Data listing

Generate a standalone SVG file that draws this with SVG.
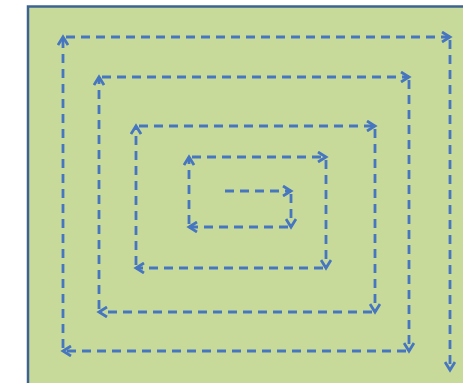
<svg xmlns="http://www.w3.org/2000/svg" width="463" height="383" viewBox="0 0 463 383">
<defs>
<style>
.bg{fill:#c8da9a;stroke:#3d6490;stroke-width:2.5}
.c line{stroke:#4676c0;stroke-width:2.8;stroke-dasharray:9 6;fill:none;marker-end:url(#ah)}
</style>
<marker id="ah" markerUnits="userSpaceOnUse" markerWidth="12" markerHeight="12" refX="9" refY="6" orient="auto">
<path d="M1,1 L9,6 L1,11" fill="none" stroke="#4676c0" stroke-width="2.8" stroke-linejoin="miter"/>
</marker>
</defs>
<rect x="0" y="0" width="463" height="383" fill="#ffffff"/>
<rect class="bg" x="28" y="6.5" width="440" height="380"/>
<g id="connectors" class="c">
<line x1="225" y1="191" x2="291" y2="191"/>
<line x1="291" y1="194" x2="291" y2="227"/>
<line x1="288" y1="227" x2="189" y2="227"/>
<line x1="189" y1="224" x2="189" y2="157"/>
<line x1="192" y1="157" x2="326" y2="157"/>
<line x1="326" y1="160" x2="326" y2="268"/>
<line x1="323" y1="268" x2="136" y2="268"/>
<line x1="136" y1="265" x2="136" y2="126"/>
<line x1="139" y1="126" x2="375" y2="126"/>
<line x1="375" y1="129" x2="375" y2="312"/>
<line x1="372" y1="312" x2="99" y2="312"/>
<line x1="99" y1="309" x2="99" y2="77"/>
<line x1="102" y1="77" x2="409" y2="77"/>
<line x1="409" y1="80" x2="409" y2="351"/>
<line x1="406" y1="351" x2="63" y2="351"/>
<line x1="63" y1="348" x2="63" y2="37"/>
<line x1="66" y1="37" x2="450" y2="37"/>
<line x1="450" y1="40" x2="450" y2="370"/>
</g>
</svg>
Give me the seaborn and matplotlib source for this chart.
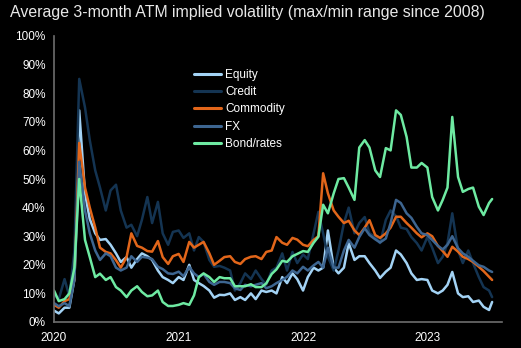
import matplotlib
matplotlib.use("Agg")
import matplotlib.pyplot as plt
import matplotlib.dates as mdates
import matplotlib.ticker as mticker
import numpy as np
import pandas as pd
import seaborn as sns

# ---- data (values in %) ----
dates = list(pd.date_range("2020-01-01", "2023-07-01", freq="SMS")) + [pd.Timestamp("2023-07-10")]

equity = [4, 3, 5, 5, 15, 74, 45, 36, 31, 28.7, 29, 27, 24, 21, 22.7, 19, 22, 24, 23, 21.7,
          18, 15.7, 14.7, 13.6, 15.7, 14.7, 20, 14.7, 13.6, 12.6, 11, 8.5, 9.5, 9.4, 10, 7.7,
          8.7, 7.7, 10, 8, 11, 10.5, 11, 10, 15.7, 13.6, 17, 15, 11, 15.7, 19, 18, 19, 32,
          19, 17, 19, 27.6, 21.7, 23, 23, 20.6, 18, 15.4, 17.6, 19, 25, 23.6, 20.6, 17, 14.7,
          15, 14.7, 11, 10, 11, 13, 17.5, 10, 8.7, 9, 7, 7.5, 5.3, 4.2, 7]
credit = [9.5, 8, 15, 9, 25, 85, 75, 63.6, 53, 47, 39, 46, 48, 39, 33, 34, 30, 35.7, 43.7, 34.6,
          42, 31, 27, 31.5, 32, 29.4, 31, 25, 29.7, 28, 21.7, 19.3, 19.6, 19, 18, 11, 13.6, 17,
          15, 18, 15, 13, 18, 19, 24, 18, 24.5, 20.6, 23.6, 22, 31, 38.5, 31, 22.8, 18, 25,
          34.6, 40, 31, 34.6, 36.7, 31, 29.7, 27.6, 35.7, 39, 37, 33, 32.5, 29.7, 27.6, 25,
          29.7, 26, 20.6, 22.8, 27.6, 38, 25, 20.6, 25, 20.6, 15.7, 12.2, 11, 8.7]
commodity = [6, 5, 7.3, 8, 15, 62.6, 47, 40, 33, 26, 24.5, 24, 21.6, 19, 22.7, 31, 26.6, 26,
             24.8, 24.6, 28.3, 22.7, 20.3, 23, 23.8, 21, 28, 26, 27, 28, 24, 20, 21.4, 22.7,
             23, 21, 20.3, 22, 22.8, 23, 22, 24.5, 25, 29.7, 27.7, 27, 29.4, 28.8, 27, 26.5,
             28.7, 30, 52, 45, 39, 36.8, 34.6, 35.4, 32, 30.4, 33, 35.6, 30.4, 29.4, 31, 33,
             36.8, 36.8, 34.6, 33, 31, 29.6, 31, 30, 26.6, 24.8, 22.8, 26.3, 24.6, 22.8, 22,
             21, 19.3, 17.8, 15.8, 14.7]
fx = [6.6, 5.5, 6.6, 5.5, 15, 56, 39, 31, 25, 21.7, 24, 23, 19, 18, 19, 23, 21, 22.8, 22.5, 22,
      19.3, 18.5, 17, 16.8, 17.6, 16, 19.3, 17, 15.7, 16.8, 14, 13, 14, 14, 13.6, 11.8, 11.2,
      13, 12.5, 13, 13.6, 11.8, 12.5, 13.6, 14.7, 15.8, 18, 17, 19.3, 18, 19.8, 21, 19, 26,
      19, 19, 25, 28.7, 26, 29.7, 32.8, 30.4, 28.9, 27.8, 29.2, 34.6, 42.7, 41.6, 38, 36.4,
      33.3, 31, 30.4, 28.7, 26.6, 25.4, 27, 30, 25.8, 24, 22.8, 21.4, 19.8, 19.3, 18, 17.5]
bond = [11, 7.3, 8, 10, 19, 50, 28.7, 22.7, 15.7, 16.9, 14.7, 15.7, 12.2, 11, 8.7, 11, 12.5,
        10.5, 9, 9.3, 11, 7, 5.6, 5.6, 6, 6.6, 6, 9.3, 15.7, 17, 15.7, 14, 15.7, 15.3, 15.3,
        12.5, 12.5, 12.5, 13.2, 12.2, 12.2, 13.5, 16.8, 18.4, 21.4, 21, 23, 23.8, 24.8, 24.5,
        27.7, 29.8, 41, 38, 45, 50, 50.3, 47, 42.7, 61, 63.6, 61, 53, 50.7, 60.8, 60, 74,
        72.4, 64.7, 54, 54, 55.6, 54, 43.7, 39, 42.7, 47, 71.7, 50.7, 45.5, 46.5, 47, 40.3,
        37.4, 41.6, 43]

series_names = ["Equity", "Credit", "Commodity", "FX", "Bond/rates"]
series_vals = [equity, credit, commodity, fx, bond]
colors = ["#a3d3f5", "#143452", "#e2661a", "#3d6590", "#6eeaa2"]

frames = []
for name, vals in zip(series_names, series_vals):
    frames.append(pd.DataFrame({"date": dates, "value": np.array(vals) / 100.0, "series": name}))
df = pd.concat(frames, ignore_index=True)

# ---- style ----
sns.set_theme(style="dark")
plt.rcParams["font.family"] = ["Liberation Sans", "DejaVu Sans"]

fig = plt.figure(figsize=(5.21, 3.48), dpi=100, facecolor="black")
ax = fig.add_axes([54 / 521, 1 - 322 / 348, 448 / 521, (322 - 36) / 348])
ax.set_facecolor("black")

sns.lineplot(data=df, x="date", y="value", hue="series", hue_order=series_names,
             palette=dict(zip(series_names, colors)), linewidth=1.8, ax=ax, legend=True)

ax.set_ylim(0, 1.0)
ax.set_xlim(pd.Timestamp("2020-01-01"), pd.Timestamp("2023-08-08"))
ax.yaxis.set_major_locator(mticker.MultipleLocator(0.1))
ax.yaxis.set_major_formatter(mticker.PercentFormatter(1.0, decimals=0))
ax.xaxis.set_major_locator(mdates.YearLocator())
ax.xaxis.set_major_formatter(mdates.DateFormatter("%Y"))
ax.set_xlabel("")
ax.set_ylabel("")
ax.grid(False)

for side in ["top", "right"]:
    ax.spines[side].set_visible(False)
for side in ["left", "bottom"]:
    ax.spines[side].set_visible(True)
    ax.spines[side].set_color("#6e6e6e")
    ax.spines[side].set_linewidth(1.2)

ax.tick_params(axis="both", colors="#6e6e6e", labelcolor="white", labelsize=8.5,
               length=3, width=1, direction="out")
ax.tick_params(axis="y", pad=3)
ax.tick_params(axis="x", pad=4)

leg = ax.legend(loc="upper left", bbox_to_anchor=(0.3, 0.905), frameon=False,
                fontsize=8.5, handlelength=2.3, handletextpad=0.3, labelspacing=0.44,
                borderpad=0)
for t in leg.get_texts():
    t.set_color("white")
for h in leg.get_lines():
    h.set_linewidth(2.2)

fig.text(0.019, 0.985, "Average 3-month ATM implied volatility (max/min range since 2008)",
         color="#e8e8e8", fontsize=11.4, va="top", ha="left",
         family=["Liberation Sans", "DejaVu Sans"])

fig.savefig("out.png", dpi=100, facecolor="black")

--

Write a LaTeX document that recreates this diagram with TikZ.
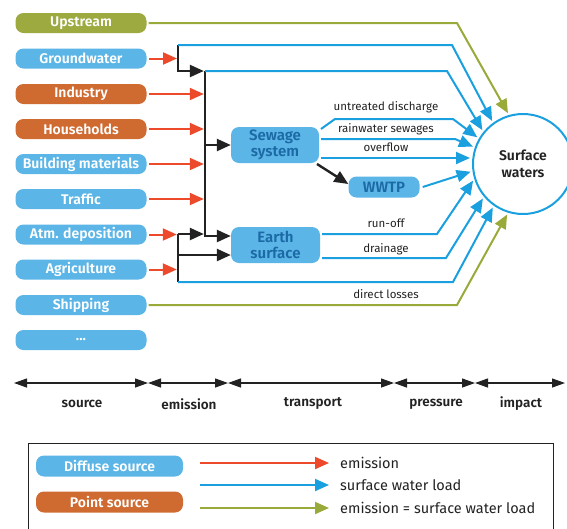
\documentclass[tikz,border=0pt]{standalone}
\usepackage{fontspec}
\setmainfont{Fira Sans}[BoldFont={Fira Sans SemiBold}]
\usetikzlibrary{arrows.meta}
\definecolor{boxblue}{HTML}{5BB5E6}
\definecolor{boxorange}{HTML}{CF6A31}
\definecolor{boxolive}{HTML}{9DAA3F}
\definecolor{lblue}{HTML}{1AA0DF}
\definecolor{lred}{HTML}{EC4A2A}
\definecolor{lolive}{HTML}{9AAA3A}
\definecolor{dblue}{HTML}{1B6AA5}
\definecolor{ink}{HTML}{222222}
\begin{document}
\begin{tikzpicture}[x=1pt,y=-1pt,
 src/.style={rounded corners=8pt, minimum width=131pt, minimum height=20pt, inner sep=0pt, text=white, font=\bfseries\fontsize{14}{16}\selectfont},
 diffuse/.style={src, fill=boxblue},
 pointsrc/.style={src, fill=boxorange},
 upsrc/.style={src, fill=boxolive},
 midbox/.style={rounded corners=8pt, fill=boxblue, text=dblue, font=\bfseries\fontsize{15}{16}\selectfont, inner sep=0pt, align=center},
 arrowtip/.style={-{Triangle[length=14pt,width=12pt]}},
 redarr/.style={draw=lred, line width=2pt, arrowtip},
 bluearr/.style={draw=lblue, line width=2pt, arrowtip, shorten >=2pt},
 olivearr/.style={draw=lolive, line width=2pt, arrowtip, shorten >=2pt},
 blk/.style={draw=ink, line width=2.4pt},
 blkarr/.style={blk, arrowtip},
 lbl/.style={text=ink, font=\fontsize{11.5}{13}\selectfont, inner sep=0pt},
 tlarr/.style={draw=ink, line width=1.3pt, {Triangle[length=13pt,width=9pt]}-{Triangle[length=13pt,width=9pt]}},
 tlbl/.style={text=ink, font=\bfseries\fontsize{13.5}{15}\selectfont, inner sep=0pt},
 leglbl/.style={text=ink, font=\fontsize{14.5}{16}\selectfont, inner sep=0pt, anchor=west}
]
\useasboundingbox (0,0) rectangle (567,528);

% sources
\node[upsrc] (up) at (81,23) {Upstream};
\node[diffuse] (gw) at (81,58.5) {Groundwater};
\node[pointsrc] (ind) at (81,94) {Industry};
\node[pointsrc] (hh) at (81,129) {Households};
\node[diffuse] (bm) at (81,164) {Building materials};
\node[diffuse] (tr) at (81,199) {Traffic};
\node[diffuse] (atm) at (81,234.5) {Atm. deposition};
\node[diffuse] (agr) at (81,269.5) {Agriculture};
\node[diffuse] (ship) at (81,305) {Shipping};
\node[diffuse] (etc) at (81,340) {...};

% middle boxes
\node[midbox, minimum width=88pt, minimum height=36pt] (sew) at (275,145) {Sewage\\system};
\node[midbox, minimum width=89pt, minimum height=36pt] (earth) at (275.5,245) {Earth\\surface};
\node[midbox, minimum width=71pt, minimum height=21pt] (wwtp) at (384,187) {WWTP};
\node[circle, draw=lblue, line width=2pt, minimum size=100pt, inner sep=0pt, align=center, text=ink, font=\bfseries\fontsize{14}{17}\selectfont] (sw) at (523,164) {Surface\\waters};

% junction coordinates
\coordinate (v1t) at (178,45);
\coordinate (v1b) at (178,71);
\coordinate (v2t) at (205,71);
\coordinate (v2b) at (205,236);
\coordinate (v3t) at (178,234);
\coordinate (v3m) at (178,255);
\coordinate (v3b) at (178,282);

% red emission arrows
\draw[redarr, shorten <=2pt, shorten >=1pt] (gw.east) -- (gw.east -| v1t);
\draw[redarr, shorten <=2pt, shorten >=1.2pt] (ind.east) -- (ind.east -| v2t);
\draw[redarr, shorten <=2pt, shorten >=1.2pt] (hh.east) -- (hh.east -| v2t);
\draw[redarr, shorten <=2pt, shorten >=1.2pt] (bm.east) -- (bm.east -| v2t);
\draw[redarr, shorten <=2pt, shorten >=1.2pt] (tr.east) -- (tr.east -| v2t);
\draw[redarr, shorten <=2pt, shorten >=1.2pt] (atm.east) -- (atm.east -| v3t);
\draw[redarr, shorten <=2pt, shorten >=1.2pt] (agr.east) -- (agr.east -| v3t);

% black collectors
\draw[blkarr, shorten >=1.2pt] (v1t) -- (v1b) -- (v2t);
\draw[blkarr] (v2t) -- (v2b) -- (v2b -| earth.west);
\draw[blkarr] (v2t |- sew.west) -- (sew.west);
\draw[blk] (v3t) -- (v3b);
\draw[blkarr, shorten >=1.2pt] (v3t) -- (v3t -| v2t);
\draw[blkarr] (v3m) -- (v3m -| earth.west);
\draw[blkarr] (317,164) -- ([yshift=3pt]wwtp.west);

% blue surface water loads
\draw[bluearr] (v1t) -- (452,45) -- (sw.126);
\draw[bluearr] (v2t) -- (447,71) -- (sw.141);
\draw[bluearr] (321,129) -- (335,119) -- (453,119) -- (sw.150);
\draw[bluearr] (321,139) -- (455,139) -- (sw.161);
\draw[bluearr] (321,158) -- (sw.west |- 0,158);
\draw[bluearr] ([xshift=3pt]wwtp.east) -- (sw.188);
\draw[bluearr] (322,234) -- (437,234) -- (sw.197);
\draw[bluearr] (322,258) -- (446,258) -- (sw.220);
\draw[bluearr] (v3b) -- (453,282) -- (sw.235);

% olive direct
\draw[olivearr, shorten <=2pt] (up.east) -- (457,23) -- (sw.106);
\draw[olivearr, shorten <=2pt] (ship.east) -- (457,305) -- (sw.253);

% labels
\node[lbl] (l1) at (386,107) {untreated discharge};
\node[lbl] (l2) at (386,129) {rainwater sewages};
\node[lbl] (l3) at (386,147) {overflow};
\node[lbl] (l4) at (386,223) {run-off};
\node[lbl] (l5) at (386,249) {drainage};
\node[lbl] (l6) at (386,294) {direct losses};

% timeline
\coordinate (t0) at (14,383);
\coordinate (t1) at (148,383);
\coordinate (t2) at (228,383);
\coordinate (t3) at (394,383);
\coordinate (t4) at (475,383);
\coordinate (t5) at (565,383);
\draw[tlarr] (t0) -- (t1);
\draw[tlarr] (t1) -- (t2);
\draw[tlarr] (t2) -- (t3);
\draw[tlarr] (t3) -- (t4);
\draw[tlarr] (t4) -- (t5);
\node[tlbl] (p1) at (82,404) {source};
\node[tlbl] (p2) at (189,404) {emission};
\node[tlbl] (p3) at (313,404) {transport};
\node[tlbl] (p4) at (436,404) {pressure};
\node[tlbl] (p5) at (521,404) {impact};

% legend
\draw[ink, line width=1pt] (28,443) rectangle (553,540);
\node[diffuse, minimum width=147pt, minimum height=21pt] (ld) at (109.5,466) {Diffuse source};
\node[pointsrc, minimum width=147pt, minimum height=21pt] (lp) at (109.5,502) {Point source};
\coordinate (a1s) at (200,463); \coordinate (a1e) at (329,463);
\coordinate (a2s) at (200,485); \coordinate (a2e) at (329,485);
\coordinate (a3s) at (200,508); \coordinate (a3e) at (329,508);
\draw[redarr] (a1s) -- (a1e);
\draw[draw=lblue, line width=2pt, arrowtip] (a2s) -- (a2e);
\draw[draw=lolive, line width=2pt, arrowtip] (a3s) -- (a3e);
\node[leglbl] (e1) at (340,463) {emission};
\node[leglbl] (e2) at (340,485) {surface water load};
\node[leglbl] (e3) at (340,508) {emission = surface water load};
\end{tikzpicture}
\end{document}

(WRITTEN EXERCISE):
Using the entries above, reproduce word for word only the lines from the one that contains "Write a LaTeX" to the one that contains "(0,0) rectangle (567,528);", both ends included, and drop every picture.

(ANSWER TO THIS PROBLEM):
Write a LaTeX document that recreates this diagram with TikZ.
\documentclass[tikz,border=0pt]{standalone}
\usepackage{fontspec}
\setmainfont{Fira Sans}[BoldFont={Fira Sans SemiBold}]
\usetikzlibrary{arrows.meta}
\definecolor{boxblue}{HTML}{5BB5E6}
\definecolor{boxorange}{HTML}{CF6A31}
\definecolor{boxolive}{HTML}{9DAA3F}
\definecolor{lblue}{HTML}{1AA0DF}
\definecolor{lred}{HTML}{EC4A2A}
\definecolor{lolive}{HTML}{9AAA3A}
\definecolor{dblue}{HTML}{1B6AA5}
\definecolor{ink}{HTML}{222222}
\begin{document}
\begin{tikzpicture}[x=1pt,y=-1pt,
 src/.style={rounded corners=8pt, minimum width=131pt, minimum height=20pt, inner sep=0pt, text=white, font=\bfseries\fontsize{14}{16}\selectfont},
 diffuse/.style={src, fill=boxblue},
 pointsrc/.style={src, fill=boxorange},
 upsrc/.style={src, fill=boxolive},
 midbox/.style={rounded corners=8pt, fill=boxblue, text=dblue, font=\bfseries\fontsize{15}{16}\selectfont, inner sep=0pt, align=center},
 arrowtip/.style={-{Triangle[length=14pt,width=12pt]}},
 redarr/.style={draw=lred, line width=2pt, arrowtip},
 bluearr/.style={draw=lblue, line width=2pt, arrowtip, shorten >=2pt},
 olivearr/.style={draw=lolive, line width=2pt, arrowtip, shorten >=2pt},
 blk/.style={draw=ink, line width=2.4pt},
 blkarr/.style={blk, arrowtip},
 lbl/.style={text=ink, font=\fontsize{11.5}{13}\selectfont, inner sep=0pt},
 tlarr/.style={draw=ink, line width=1.3pt, {Triangle[length=13pt,width=9pt]}-{Triangle[length=13pt,width=9pt]}},
 tlbl/.style={text=ink, font=\bfseries\fontsize{13.5}{15}\selectfont, inner sep=0pt},
 leglbl/.style={text=ink, font=\fontsize{14.5}{16}\selectfont, inner sep=0pt, anchor=west}
]
\useasboundingbox (0,0) rectangle (567,528);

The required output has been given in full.